Старшие дружно рассмеялись.

— Так обидно не знать своей родословной… — вздохнул Дядя, поворачиваясь к Игорю. — Проклятье нашей страны. Слишком много архивов погубила красная смута. И слишком многим заткнула рты. Все мы теперь Иваны, не помнящие родства.

— Допустим, не все, — сказал Королев, тоже поворачиваясь к Игорю. — Ты до какого века знаешь свои корни?

— До середины восемнадцатого, — ответил Игорь, скромно опуская глаза.
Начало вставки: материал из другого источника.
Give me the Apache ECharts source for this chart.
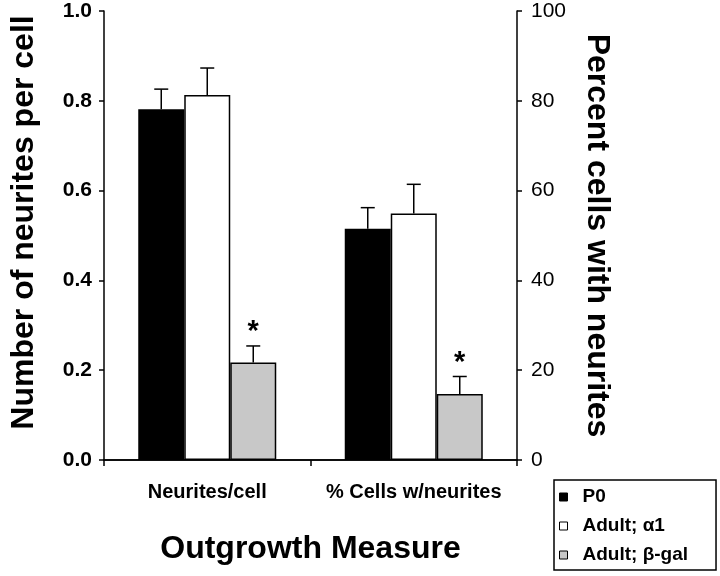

— А вот Тим Костенко, если верить слухам, знал свою родословную вплоть до тысяча триста четвертого года, — сказал Дядя. — Но получил он эту информацию, только достигнув совершеннолетия.

— Потому что большевики уже накрывались медным тазом, — добавил Королев, — и старики решили, что больше не опасно разевать рот. А до этого молчали, как партизаны.

— А Витя Ларин, кстати, так и не выяснил ничего о себе толком. Потому что у него и папа работал на КГБ, и мама работала на КГБ, и всем в жизни они были обязаны тоже КГБ. Хотя кто его знает, как сложилась бы их судьба, если бы их родителей в свое время не репрессировали. Вот завязка интересная, да? И характерная для прошлого века. Сначала «органы» растоптали тех, кто тебя породил. А потом вербуют тебя, упирая на то, что ты сын врагов народа и, если не будешь сотрудничать, из грязи не выберешься.

— Как же они должны были ненавидеть своих предков за это… — протянул Игорь задумчиво.

— Он самый умный в Спецотделе, — в который уже раз гордо сказал Дяде Королев.

Дядя кивнул.

— Да, на этом родителей Ларина и поймали. Как и многих других. На ненависти к своему происхождению, к предкам вообще, а в итоге — и к Родине. Что есть твои корни, как не твоя Родина — правда, Игорь? А Родину любить нужно. Тот, кто ее не любит, не чувствует движений ее души, не понимает, чего она хочет, становится либо диссидентом, либо агентом политического сыска. Они стали и тем и другим сразу. И за это «органы» позже отыгрались на их сыне.